◆ WRITTEN PROBLEM
Exact reproduction of the data is required, with images excluded.

Collected data

------

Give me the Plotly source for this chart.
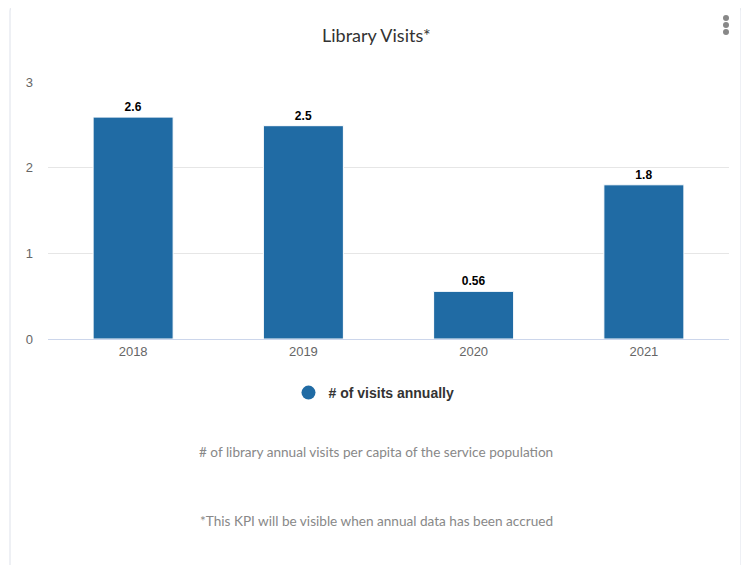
import plotly.graph_objects as go

years = ["2018", "2019", "2020", "2021"]
visits = [2.59, 2.49, 0.556, 1.8]
series_name = "# of visits annually"
title_text = "Library Visits*"
note1 = "# of library annual visits per capita of the service population"
note2 = "*This KPI will be visible when annual data has been accrued"
y_ticks = [0, 1, 2, 3]

OFF = 8  # default page body margin
W, H = 749 - OFF, 565 - OFF
L, R, T, B = 48 - OFF, 729 - OFF, 82 - OFF, 339 - OFF
pw, ph = R - L, B - T

def px(x):
    return (x - OFF - L) / pw

def py(y):
    return (B - (y - OFF)) / ph

BLUE = "#206ba4"
AX_FONT = "Liberation Sans, Arial"

fig = go.Figure()
fig.add_trace(go.Bar(
    x=years, y=visits, width=0.47,
    marker=dict(color=BLUE, line=dict(color="#ffffff", width=1)),
    text=visits, texttemplate="%{y:.2r}", textposition="outside",
    textfont=dict(family=AX_FONT, size=12, color="#000000", weight="bold"),
    cliponaxis=False, showlegend=False, hoverinfo="x+y",
))
fig.add_trace(go.Scatter(
    x=[None], y=[None], mode="markers", name=series_name,
    marker=dict(symbol="circle", size=14, color=BLUE),
    showlegend=True,
))

# card path with rounded corners (reference pixel coords)
x0, x1, y0, y1, r = 10, 741, 5, 600, 6
path = (f"M {px(x0+r)},{py(y0)} L {px(x1-r)},{py(y0)} "
        f"Q {px(x1)},{py(y0)} {px(x1)},{py(y0+r)} L {px(x1)},{py(y1)} "
        f"L {px(x0)},{py(y1)} L {px(x0)},{py(y0+r)} "
        f"Q {px(x0)},{py(y0)} {px(x0+r)},{py(y0)} Z")
shapes = [dict(type="path", xref="paper", yref="paper", path=path,
               line=dict(color="#dde1ea", width=1), fillcolor="rgba(0,0,0,0)", layer="below")]
for cy in (18, 25, 32):
    shapes.append(dict(type="circle", xref="paper", yref="paper",
                       x0=px(723), x1=px(729), y0=py(cy - 3), y1=py(cy + 3),
                       fillcolor="#888888", line=dict(width=0)))

annotations = [
    dict(text=title_text, xref="paper", yref="paper", x=px(376), y=py(35),
         showarrow=False, xanchor="center", yanchor="middle",
         font=dict(family="Lato", size=18, color="#333333")),
    dict(text=note1, xref="paper", yref="paper", x=px(376), y=py(452),
         showarrow=False, xanchor="center", yanchor="middle",
         font=dict(family="Lato", size=13.6, color="#888888")),
    dict(text=note2, xref="paper", yref="paper", x=px(376), y=py(521),
         showarrow=False, xanchor="center", yanchor="middle",
         font=dict(family="Lato", size=13.6, color="#888888")),
]

fig.update_layout(
    width=W, height=H,
    margin=dict(l=L, r=W - R, t=T, b=H - B, pad=0),
    paper_bgcolor="#ffffff", plot_bgcolor="#ffffff",
    shapes=shapes, annotations=annotations,
    legend=dict(orientation="h", x=px(374), y=py(393), xanchor="center", yanchor="middle",
                font=dict(family=AX_FONT, size=14, color="#333333", weight="bold"),
                itemsizing="trace", itemwidth=30),
    xaxis=dict(type="category", showgrid=False, showline=True, linecolor="#ccd6eb",
               linewidth=1, ticks="", tickfont=dict(family=AX_FONT, size=13, color="#666666"),
               fixedrange=True),
    yaxis=dict(range=[0, 3], tickvals=y_ticks, showgrid=True, gridcolor="#e6e6e6",
               zeroline=False, showline=False, ticks="", ticklabelstandoff=14,
               tickfont=dict(family=AX_FONT, size=13, color="#666666"),
               fixedrange=True),
    font=dict(family=AX_FONT),
)

fig.write_html("out.html")
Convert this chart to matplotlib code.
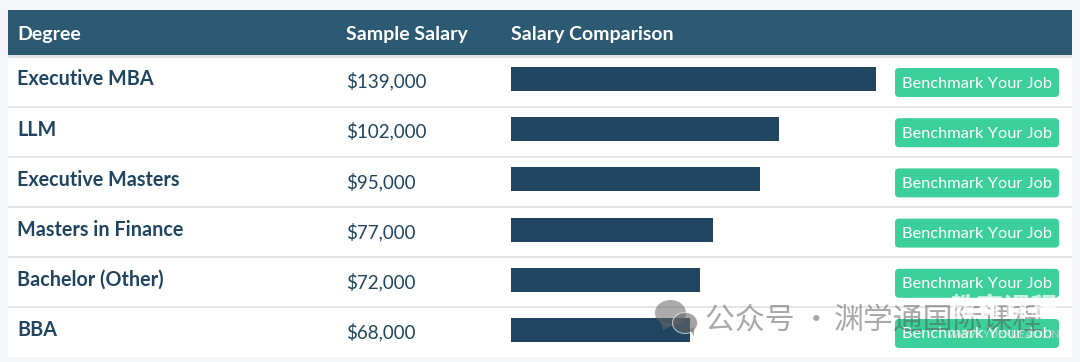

------

◆ OUTPUT
Give me the Plotly source for this chart.
import plotly.graph_objects as go

years = ["2018", "2019", "2020", "2021"]
visits = [2.59, 2.49, 0.556, 1.8]
series_name = "# of visits annually"
title_text = "Library Visits*"
note1 = "# of library annual visits per capita of the service population"
note2 = "*This KPI will be visible when annual data has been accrued"
y_ticks = [0, 1, 2, 3]

OFF = 8  # default page body margin
W, H = 749 - OFF, 565 - OFF
L, R, T, B = 48 - OFF, 729 - OFF, 82 - OFF, 339 - OFF
pw, ph = R - L, B - T

def px(x):
    return (x - OFF - L) / pw

def py(y):
    return (B - (y - OFF)) / ph

BLUE = "#206ba4"
AX_FONT = "Liberation Sans, Arial"

fig = go.Figure()
fig.add_trace(go.Bar(
    x=years, y=visits, width=0.47,
    marker=dict(color=BLUE, line=dict(color="#ffffff", width=1)),
    text=visits, texttemplate="%{y:.2r}", textposition="outside",
    textfont=dict(family=AX_FONT, size=12, color="#000000", weight="bold"),
    cliponaxis=False, showlegend=False, hoverinfo="x+y",
))
fig.add_trace(go.Scatter(
    x=[None], y=[None], mode="markers", name=series_name,
    marker=dict(symbol="circle", size=14, color=BLUE),
    showlegend=True,
))

# card path with rounded corners (reference pixel coords)
x0, x1, y0, y1, r = 10, 741, 5, 600, 6
path = (f"M {px(x0+r)},{py(y0)} L {px(x1-r)},{py(y0)} "
        f"Q {px(x1)},{py(y0)} {px(x1)},{py(y0+r)} L {px(x1)},{py(y1)} "
        f"L {px(x0)},{py(y1)} L {px(x0)},{py(y0+r)} "
        f"Q {px(x0)},{py(y0)} {px(x0+r)},{py(y0)} Z")
shapes = [dict(type="path", xref="paper", yref="paper", path=path,
               line=dict(color="#dde1ea", width=1), fillcolor="rgba(0,0,0,0)", layer="below")]
for cy in (18, 25, 32):
    shapes.append(dict(type="circle", xref="paper", yref="paper",
                       x0=px(723), x1=px(729), y0=py(cy - 3), y1=py(cy + 3),
                       fillcolor="#888888", line=dict(width=0)))

annotations = [
    dict(text=title_text, xref="paper", yref="paper", x=px(376), y=py(35),
         showarrow=False, xanchor="center", yanchor="middle",
         font=dict(family="Lato", size=18, color="#333333")),
    dict(text=note1, xref="paper", yref="paper", x=px(376), y=py(452),
         showarrow=False, xanchor="center", yanchor="middle",
         font=dict(family="Lato", size=13.6, color="#888888")),
    dict(text=note2, xref="paper", yref="paper", x=px(376), y=py(521),
         showarrow=False, xanchor="center", yanchor="middle",
         font=dict(family="Lato", size=13.6, color="#888888")),
]

fig.update_layout(
    width=W, height=H,
    margin=dict(l=L, r=W - R, t=T, b=H - B, pad=0),
    paper_bgcolor="#ffffff", plot_bgcolor="#ffffff",
    shapes=shapes, annotations=annotations,
    legend=dict(orientation="h", x=px(374), y=py(393), xanchor="center", yanchor="middle",
                font=dict(family=AX_FONT, size=14, color="#333333", weight="bold"),
                itemsizing="trace", itemwidth=30),
    xaxis=dict(type="category", showgrid=False, showline=True, linecolor="#ccd6eb",
               linewidth=1, ticks="", tickfont=dict(family=AX_FONT, size=13, color="#666666"),
               fixedrange=True),
    yaxis=dict(range=[0, 3], tickvals=y_ticks, showgrid=True, gridcolor="#e6e6e6",
               zeroline=False, showline=False, ticks="", ticklabelstandoff=14,
               tickfont=dict(family=AX_FONT, size=13, color="#666666"),
               fixedrange=True),
    font=dict(family=AX_FONT),
)

fig.write_html("out.html")
Convert this chart to matplotlib code.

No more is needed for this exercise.